▶ _What you are asked to do_
Output each entry that follows exactly. Images stay out.

▶ _Dataset records_
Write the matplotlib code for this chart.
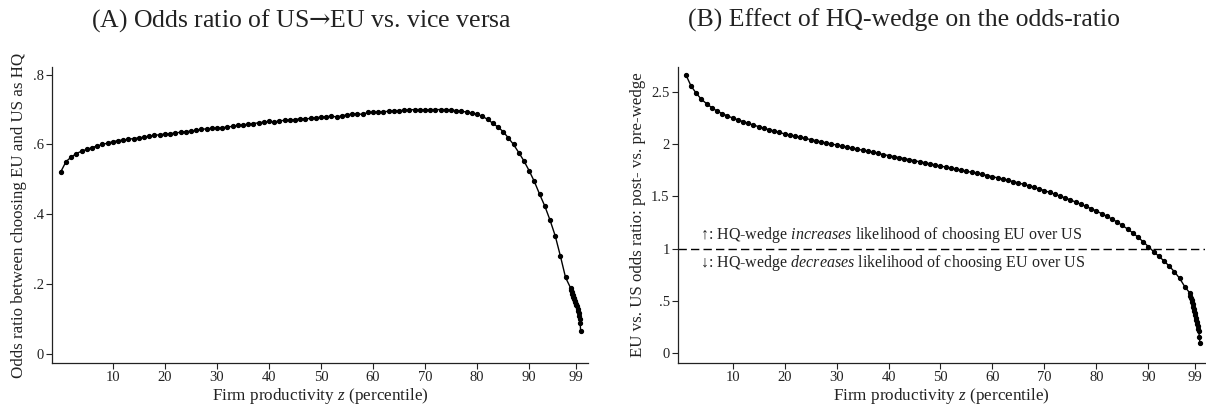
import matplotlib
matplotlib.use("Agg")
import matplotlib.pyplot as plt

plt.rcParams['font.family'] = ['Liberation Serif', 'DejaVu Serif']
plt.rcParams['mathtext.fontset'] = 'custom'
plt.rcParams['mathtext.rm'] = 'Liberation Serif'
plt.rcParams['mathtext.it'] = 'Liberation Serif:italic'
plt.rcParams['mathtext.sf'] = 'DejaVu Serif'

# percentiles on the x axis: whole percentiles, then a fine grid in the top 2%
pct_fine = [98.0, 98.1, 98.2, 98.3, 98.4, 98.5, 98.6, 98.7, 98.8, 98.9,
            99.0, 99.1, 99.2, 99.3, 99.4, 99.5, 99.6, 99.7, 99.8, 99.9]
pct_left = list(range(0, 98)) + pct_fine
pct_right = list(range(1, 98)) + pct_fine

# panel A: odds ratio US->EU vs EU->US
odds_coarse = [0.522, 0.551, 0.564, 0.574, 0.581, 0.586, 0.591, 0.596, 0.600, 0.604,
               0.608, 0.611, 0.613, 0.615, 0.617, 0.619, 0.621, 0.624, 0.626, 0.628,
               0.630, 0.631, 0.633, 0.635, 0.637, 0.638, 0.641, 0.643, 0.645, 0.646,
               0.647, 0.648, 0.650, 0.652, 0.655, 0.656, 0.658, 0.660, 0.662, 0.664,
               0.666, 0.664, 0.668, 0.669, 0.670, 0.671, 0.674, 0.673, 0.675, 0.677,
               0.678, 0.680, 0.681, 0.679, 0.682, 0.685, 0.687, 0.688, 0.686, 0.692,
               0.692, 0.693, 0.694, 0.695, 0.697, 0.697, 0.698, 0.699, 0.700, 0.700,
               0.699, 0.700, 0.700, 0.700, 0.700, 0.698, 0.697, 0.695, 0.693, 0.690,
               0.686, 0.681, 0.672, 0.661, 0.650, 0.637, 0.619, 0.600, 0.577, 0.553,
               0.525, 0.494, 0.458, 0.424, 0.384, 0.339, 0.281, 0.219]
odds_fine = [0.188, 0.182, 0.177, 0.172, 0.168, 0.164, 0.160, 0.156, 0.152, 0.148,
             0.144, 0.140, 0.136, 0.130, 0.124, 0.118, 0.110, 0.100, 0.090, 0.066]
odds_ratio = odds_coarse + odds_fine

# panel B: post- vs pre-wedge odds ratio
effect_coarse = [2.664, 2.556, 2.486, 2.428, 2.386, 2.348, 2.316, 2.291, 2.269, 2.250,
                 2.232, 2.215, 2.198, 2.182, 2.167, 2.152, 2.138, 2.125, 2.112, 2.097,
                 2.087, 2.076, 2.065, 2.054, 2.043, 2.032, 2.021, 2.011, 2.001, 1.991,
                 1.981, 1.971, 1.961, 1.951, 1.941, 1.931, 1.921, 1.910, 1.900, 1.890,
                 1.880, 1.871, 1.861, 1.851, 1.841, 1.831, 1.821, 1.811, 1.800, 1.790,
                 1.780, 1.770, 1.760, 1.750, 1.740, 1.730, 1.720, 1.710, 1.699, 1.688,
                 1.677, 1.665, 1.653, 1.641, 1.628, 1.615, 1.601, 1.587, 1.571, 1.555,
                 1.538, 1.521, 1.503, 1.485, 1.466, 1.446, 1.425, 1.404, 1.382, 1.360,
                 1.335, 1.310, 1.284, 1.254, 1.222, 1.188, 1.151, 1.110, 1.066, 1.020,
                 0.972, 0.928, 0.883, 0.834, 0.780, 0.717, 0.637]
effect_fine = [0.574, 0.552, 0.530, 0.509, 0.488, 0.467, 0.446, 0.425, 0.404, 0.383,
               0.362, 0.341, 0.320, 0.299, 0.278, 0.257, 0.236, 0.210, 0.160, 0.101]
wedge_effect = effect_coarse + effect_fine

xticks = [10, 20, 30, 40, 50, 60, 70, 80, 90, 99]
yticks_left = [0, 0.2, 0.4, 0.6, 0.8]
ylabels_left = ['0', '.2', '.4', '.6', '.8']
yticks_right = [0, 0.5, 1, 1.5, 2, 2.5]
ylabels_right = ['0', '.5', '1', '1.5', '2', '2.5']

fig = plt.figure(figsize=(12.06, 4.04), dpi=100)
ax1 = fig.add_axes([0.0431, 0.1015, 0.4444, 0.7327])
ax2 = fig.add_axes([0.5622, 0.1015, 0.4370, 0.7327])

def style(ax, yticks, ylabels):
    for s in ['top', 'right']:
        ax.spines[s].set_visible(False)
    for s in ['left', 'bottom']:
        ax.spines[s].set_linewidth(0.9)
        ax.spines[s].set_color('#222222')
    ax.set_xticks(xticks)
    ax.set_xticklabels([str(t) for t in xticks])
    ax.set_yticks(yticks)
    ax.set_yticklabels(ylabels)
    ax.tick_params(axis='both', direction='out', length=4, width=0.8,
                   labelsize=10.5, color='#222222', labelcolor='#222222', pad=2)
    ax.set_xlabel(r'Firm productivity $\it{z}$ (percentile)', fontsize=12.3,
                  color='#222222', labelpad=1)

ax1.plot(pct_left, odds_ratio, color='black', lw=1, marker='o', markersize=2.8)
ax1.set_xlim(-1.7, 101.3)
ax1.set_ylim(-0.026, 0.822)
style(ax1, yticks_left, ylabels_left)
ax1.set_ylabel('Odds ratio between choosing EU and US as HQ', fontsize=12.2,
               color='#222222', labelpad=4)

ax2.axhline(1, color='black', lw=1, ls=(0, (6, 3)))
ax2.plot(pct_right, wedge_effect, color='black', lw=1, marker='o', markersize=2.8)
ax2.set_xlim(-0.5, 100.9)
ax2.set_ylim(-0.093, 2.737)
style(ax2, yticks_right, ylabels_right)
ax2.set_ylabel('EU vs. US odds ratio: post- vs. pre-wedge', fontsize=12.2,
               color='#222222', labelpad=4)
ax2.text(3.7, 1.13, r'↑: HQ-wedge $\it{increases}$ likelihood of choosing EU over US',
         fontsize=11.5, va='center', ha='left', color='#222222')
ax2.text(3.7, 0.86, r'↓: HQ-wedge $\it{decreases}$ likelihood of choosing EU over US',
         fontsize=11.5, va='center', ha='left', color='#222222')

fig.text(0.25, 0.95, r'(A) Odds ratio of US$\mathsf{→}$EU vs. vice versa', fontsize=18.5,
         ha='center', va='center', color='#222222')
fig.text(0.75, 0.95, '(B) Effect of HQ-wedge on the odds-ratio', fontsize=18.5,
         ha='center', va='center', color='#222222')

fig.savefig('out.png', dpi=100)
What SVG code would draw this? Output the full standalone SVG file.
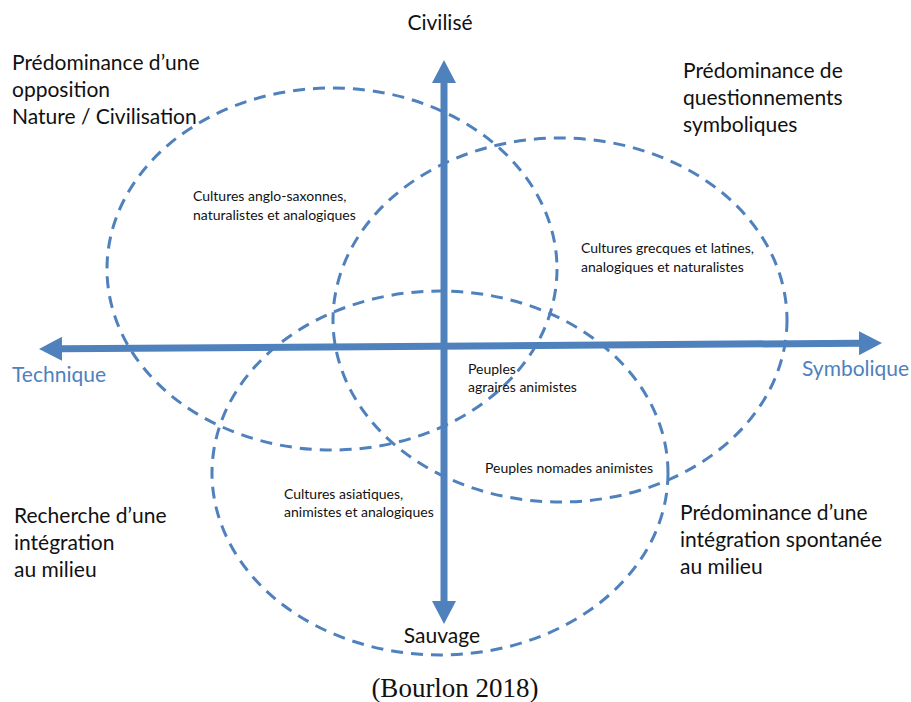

▶ _The response_
Write the matplotlib code for this chart.
import matplotlib
matplotlib.use("Agg")
import matplotlib.pyplot as plt

plt.rcParams['font.family'] = ['Liberation Serif', 'DejaVu Serif']
plt.rcParams['mathtext.fontset'] = 'custom'
plt.rcParams['mathtext.rm'] = 'Liberation Serif'
plt.rcParams['mathtext.it'] = 'Liberation Serif:italic'
plt.rcParams['mathtext.sf'] = 'DejaVu Serif'

# percentiles on the x axis: whole percentiles, then a fine grid in the top 2%
pct_fine = [98.0, 98.1, 98.2, 98.3, 98.4, 98.5, 98.6, 98.7, 98.8, 98.9,
            99.0, 99.1, 99.2, 99.3, 99.4, 99.5, 99.6, 99.7, 99.8, 99.9]
pct_left = list(range(0, 98)) + pct_fine
pct_right = list(range(1, 98)) + pct_fine

# panel A: odds ratio US->EU vs EU->US
odds_coarse = [0.522, 0.551, 0.564, 0.574, 0.581, 0.586, 0.591, 0.596, 0.600, 0.604,
               0.608, 0.611, 0.613, 0.615, 0.617, 0.619, 0.621, 0.624, 0.626, 0.628,
               0.630, 0.631, 0.633, 0.635, 0.637, 0.638, 0.641, 0.643, 0.645, 0.646,
               0.647, 0.648, 0.650, 0.652, 0.655, 0.656, 0.658, 0.660, 0.662, 0.664,
               0.666, 0.664, 0.668, 0.669, 0.670, 0.671, 0.674, 0.673, 0.675, 0.677,
               0.678, 0.680, 0.681, 0.679, 0.682, 0.685, 0.687, 0.688, 0.686, 0.692,
               0.692, 0.693, 0.694, 0.695, 0.697, 0.697, 0.698, 0.699, 0.700, 0.700,
               0.699, 0.700, 0.700, 0.700, 0.700, 0.698, 0.697, 0.695, 0.693, 0.690,
               0.686, 0.681, 0.672, 0.661, 0.650, 0.637, 0.619, 0.600, 0.577, 0.553,
               0.525, 0.494, 0.458, 0.424, 0.384, 0.339, 0.281, 0.219]
odds_fine = [0.188, 0.182, 0.177, 0.172, 0.168, 0.164, 0.160, 0.156, 0.152, 0.148,
             0.144, 0.140, 0.136, 0.130, 0.124, 0.118, 0.110, 0.100, 0.090, 0.066]
odds_ratio = odds_coarse + odds_fine

# panel B: post- vs pre-wedge odds ratio
effect_coarse = [2.664, 2.556, 2.486, 2.428, 2.386, 2.348, 2.316, 2.291, 2.269, 2.250,
                 2.232, 2.215, 2.198, 2.182, 2.167, 2.152, 2.138, 2.125, 2.112, 2.097,
                 2.087, 2.076, 2.065, 2.054, 2.043, 2.032, 2.021, 2.011, 2.001, 1.991,
                 1.981, 1.971, 1.961, 1.951, 1.941, 1.931, 1.921, 1.910, 1.900, 1.890,
                 1.880, 1.871, 1.861, 1.851, 1.841, 1.831, 1.821, 1.811, 1.800, 1.790,
                 1.780, 1.770, 1.760, 1.750, 1.740, 1.730, 1.720, 1.710, 1.699, 1.688,
                 1.677, 1.665, 1.653, 1.641, 1.628, 1.615, 1.601, 1.587, 1.571, 1.555,
                 1.538, 1.521, 1.503, 1.485, 1.466, 1.446, 1.425, 1.404, 1.382, 1.360,
                 1.335, 1.310, 1.284, 1.254, 1.222, 1.188, 1.151, 1.110, 1.066, 1.020,
                 0.972, 0.928, 0.883, 0.834, 0.780, 0.717, 0.637]
effect_fine = [0.574, 0.552, 0.530, 0.509, 0.488, 0.467, 0.446, 0.425, 0.404, 0.383,
               0.362, 0.341, 0.320, 0.299, 0.278, 0.257, 0.236, 0.210, 0.160, 0.101]
wedge_effect = effect_coarse + effect_fine

xticks = [10, 20, 30, 40, 50, 60, 70, 80, 90, 99]
yticks_left = [0, 0.2, 0.4, 0.6, 0.8]
ylabels_left = ['0', '.2', '.4', '.6', '.8']
yticks_right = [0, 0.5, 1, 1.5, 2, 2.5]
ylabels_right = ['0', '.5', '1', '1.5', '2', '2.5']

fig = plt.figure(figsize=(12.06, 4.04), dpi=100)
ax1 = fig.add_axes([0.0431, 0.1015, 0.4444, 0.7327])
ax2 = fig.add_axes([0.5622, 0.1015, 0.4370, 0.7327])

def style(ax, yticks, ylabels):
    for s in ['top', 'right']:
        ax.spines[s].set_visible(False)
    for s in ['left', 'bottom']:
        ax.spines[s].set_linewidth(0.9)
        ax.spines[s].set_color('#222222')
    ax.set_xticks(xticks)
    ax.set_xticklabels([str(t) for t in xticks])
    ax.set_yticks(yticks)
    ax.set_yticklabels(ylabels)
    ax.tick_params(axis='both', direction='out', length=4, width=0.8,
                   labelsize=10.5, color='#222222', labelcolor='#222222', pad=2)
    ax.set_xlabel(r'Firm productivity $\it{z}$ (percentile)', fontsize=12.3,
                  color='#222222', labelpad=1)

ax1.plot(pct_left, odds_ratio, color='black', lw=1, marker='o', markersize=2.8)
ax1.set_xlim(-1.7, 101.3)
ax1.set_ylim(-0.026, 0.822)
style(ax1, yticks_left, ylabels_left)
ax1.set_ylabel('Odds ratio between choosing EU and US as HQ', fontsize=12.2,
               color='#222222', labelpad=4)

ax2.axhline(1, color='black', lw=1, ls=(0, (6, 3)))
ax2.plot(pct_right, wedge_effect, color='black', lw=1, marker='o', markersize=2.8)
ax2.set_xlim(-0.5, 100.9)
ax2.set_ylim(-0.093, 2.737)
style(ax2, yticks_right, ylabels_right)
ax2.set_ylabel('EU vs. US odds ratio: post- vs. pre-wedge', fontsize=12.2,
               color='#222222', labelpad=4)
ax2.text(3.7, 1.13, r'↑: HQ-wedge $\it{increases}$ likelihood of choosing EU over US',
         fontsize=11.5, va='center', ha='left', color='#222222')
ax2.text(3.7, 0.86, r'↓: HQ-wedge $\it{decreases}$ likelihood of choosing EU over US',
         fontsize=11.5, va='center', ha='left', color='#222222')

fig.text(0.25, 0.95, r'(A) Odds ratio of US$\mathsf{→}$EU vs. vice versa', fontsize=18.5,
         ha='center', va='center', color='#222222')
fig.text(0.75, 0.95, '(B) Effect of HQ-wedge on the odds-ratio', fontsize=18.5,
         ha='center', va='center', color='#222222')

fig.savefig('out.png', dpi=100)
What SVG code would draw this? Output the full standalone SVG file.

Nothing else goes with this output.